Battlefield Baseball isn’t a movie, at least I don’t think it is. It’s more like a series of live-action manga pages hastily assembled around a framework that mentions baseball only as a pretext for cartoonish fighting, baffling (if not convenient) plot devices, and dialogue that is perpetually screamed at the audience.
Battlefield Baseball is about as subtle as a baked bean fart in a health club hot tub.
I don’t know if I am supposed to like Battlefield Baseball or just be impressed that it wasn’t the worst film I’ve ever seen. At its heart Battlefield Baseball is the being and nothingness of cinema; a series of action set pieces (amateur though they are), allusions to honor and sacrifice (administered with a jackhammer), and a delightfully convoluted moral about alcoholism to round things out.
Did I mention that the narrator is revealed to be a dog? No? Well, I have now.
Here’s the plot, in a nutshell (for any more detail you will have to wade through the DVD yourself)…
Seido High School is striving for fame by competing in a brutal, fatal, baseball tournament against their longtime rivals from Gedo University. The team from Gedo are zombies or demons or something… I don’t know, they are blue… Anyway, when the entire team is massacred it’s up to new student Jubeh to field a new team and take the fight back to Gedo.
Jubeh will employ his amazing “Tornado Pitch” to wipe out the other team. But, he doesn’t… I don’t know, I didn’t write the thing…
Then they fight and Jubeh’s team wins.
There, that’s the movie. Good luck.
Of course this is meant to be tongue and cheek, but the humor is so broad (and not even good Harold Lloyd broad, but bad like Curly Joe in the Stooges bad) and over the top that after the first twenty minutes or so not only was I not laughing, I was bored.
There are two standout sequences that were truly funny, when Jubeh fights Four Eyes’ mother in the living room of her small apartment (which reveals Jubeh’s identity), and when the player Matsui Gorilla returns from the dead as Robo Gorilla and does his Robo Gorilla dance.
The rest of it resembles watching someone walk into a glass door over and over and over again. The first couple of times it’s hilarious, but it doesn’t take long before you start wondering why someone hasn’t put up a sign reading “Warning, glass door”.
I know that Battlefield Baseball was put together on a tiny budget, and director Yamaguchi makes good use of outdoor sets and natural lighting (zombie Dogme’?) to at least give the visual presentation some nice composition. He is pretty good with action sequences too and isn’t afraid to let the camera peel back revealing a melee in progress.
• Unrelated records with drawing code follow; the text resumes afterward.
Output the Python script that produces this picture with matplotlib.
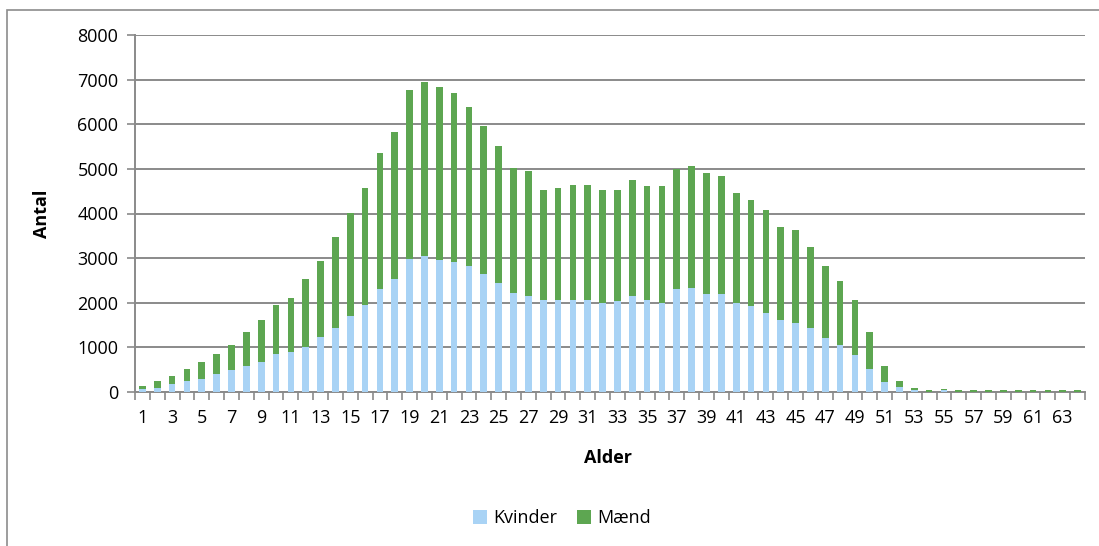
import matplotlib
matplotlib.use("Agg")
import matplotlib.pyplot as plt
from matplotlib.patches import Rectangle
import numpy as np

ages = list(range(1, 65))
kvinder = [60, 97, 172, 246, 291, 403, 485, 590, 672, 859,
           896, 1008, 1232, 1434, 1703, 1957, 2300, 2532, 2980, 3054,
           2950, 2913, 2823, 2644, 2450, 2226, 2151, 2069, 2069, 2069,
           2069, 1994, 2031, 2151, 2069, 1994, 2300, 2338, 2188, 2188,
           1994, 1919, 1763, 1613, 1538, 1434, 1202, 1053, 822, 515,
           224, 105, 35, 5, 35, 3, 3, 3, 3, 3,
           3, 3, 3, 3]
total = [134, 246, 366, 515, 672, 859, 1053, 1352, 1613, 1957,
         2106, 2524, 2935, 3473, 4003, 4571, 5362, 5825, 6766, 6953,
         6841, 6692, 6385, 5967, 5512, 5026, 4951, 4526, 4571, 4645,
         4645, 4526, 4526, 4757, 4608, 4608, 4989, 5063, 4907, 4832,
         4451, 4302, 4070, 3697, 3622, 3241, 2823, 2487, 2069, 1352,
         590, 254, 80, 35, 75, 35, 35, 35, 35, 35,
         35, 35, 35, 35]
maend = [t - k for t, k in zip(total, kvinder)]
yticks = [0, 1000, 2000, 3000, 4000, 5000, 6000, 7000, 8000]

plt.rcParams['font.family'] = ['Open Sans', 'DejaVu Sans']

W, H = 1099, 546
fig = plt.figure(figsize=(W / 100, H / 100), dpi=100)
ax = fig.add_axes([135 / W, 1 - 392 / H, (1085 - 135) / W, (392 - 35) / H])

# outer chart frame
fig.patches.append(Rectangle((7 / W, -0.05), 1.2, 1 - 10 / H + 0.05,
                             transform=fig.transFigure, fill=False,
                             edgecolor='#8c8c8c', linewidth=1.2))

blue = '#A9D3F5'
green = '#5DA651'
x = np.arange(len(ages))
ax.bar(x, kvinder, width=0.45, color=blue, label='Kvinder', zorder=3)
ax.bar(x, maend, width=0.45, bottom=kvinder, color=green, label='Mænd', zorder=3)

ax.set_xlim(-0.5, len(ages) - 0.5)
ax.set_ylim(0, 8000)
ax.set_yticks(yticks)
ax.set_yticklabels([str(v) for v in yticks], fontsize=13)
ax.yaxis.grid(True, color='#8a8a8a', linewidth=1.4, zorder=0)
ax.set_axisbelow(True)

ax.set_xticks(x)
ax.set_xticklabels([str(a) if a % 2 == 1 else '' for a in ages], fontsize=13)
ax.tick_params(axis='x', length=0, pad=12)
ax.set_xticks(np.arange(-0.5, len(ages)), minor=True)
ax.tick_params(axis='x', which='minor', length=6, width=1.2, color='#8a8a8a', direction='out')
ax.tick_params(axis='y', length=6, width=1.2, color='#8a8a8a', direction='out', pad=6)

for s in ['top', 'right']:
    ax.spines[s].set_visible(False)
for s in ['left', 'bottom']:
    ax.spines[s].set_color('#8a8a8a')
    ax.spines[s].set_linewidth(1.4)

ax.set_xlabel('Alder', fontsize=13, fontweight='bold')
ax.xaxis.set_label_coords((608.5 - 135) / 950, (392 - 458) / 357)
ax.xaxis.label.set_va('center')
ax.set_ylabel('Antal', fontsize=13, fontweight='bold')
ax.yaxis.set_label_coords((42 - 135) / 950, 0.5)
ax.yaxis.label.set_va('center')
ax.yaxis.label.set_ha('center')

fig.legend(loc='center', bbox_to_anchor=(562 / W, 1 - 518 / H), ncol=2, frameon=False,
           fontsize=13, handlelength=0.78, handleheight=0.78, handletextpad=0.35,
           columnspacing=1.1)

fig.savefig('out.png', dpi=100)
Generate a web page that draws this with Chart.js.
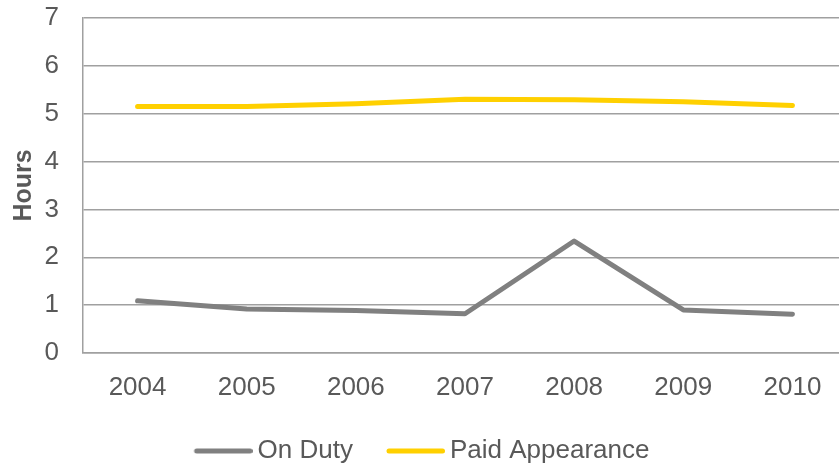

He could have spent a little more on gore though; the mannequin arms and heads that pass for severed limbs here are as fake as the blue-paint on the Gedo team’s faces. Yamaguchi really does try to mimic the hectic layout of the Shonen Jump manga from whence the story comes, so much so that throughout the film I kept wondering why this wasn’t just done as an animated film. It clearly want the freedom of anime, and in almost all cases, need it to maintain the air of silliness present in the script and plot. Though it’s no small accomplishment that he is able to visually capture anime style in live action on a tiny budget.
Subersive DVD offers Battlefield Baseball in 1:85 -1 widescreen/16x9 widescreen, and a choice of Dolby 5.1 or standard stereo. They also stack the DVD with a ton of goof extras including, but not limited to, trailers, release party video, a series of whacked out short films (two of them featuring Lego people), a making of featurette, and two commentary tracks.
I don’t know if it’s because I had a prerelease copy but the color was sort of washed out and the images a little fuzzy throughout the film. It didn’t really take anything away from the viewing experience because well, I was bored.